Ulusal Ordu, Harad’dan yaklaşık 56 kilometre uzaklıktaki Abs'in eteklerine ve Ahim Kavşağı’na ulaştı. El-Muhsam Askeri Kampı ise Husiler tarafından geri alındı, ama güçlerimiz halen Abs yakınlarındaki Harad ve Midi'de konuşlu. Allah'ın izniyle gelecek günlerle birlikte özellikle Güney Amâlika Tugayları ile olduğu gibi tüm cepheler açılırsa, kıyı bölgesi ve Taiz'de zafer bekliyoruz.

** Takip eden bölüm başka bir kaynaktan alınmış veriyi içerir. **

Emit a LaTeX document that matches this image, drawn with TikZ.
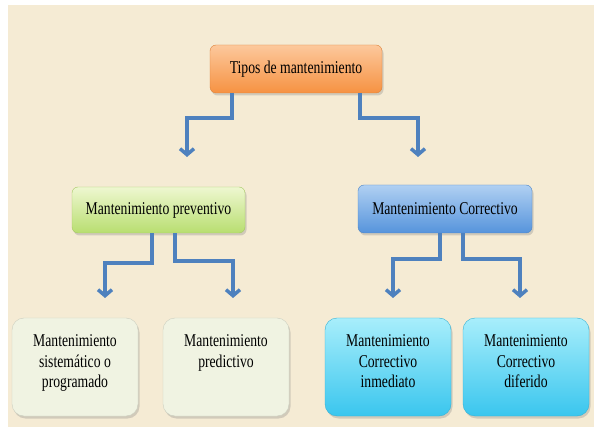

-Ordunun yeni cepheler açıp Sana'ya doğru ilerlemek ve kurtarmak için hazırlık yaptığına dair bir takım haberler var. Bu konudaki planlarınız neler? Bugün Marib’in güvenli olduğunu söyleyebilir miyiz?
Ne Sana’yı, ne de Marib’i güvenli diye adlandıramayız. Bazen bir veya iki gün içinde bir kopma yaşanabiliyor. Ama ülkemizi özgürleştireceğimize inancımız tam. Suudi Arabistan liderliğindeki Arap Koalisyonu’nun bir parçasıyız.
-Hudeyde, Husiler için bir kaçakçılık merkezi haline geldi. Hudeyde cephesini nasıl değerlendiriyorsunuz?
Ordu güçleri Hudeyde'nin büyük bölümünü kontrol altına almış ve Hudeyde'yi çevreleyen 7 Temmuz bölgesine ulaşmışlar, geriye ise çok az yer kalmıştı. Ancak, uluslararası müdahale, Hudeyde’deki ilerlemenin durmasına yol açtı. Son olarak yeniden konumlandırma süreci yaşandı. Elbette Hudeyde, Yemen'in atar damarıdır. 1960’larda, 70’lerde ve 80’lerde Aden'den daha güçlüydü. Yemen'in en önemli limanıdır. Husiler, şimdi Hudeyde Limanı’ndan silah kaçakçılığı yapıyor. Kaçakçılık Husilerin dinidir. Stockholm Anlaşması, limanın gelirlerinin devlet çalışanlarının maaşlarını ödemek için merkez bankasında olacağını şart koşuyordu ancak Husiler bu gelirleri savaş için kullandılar.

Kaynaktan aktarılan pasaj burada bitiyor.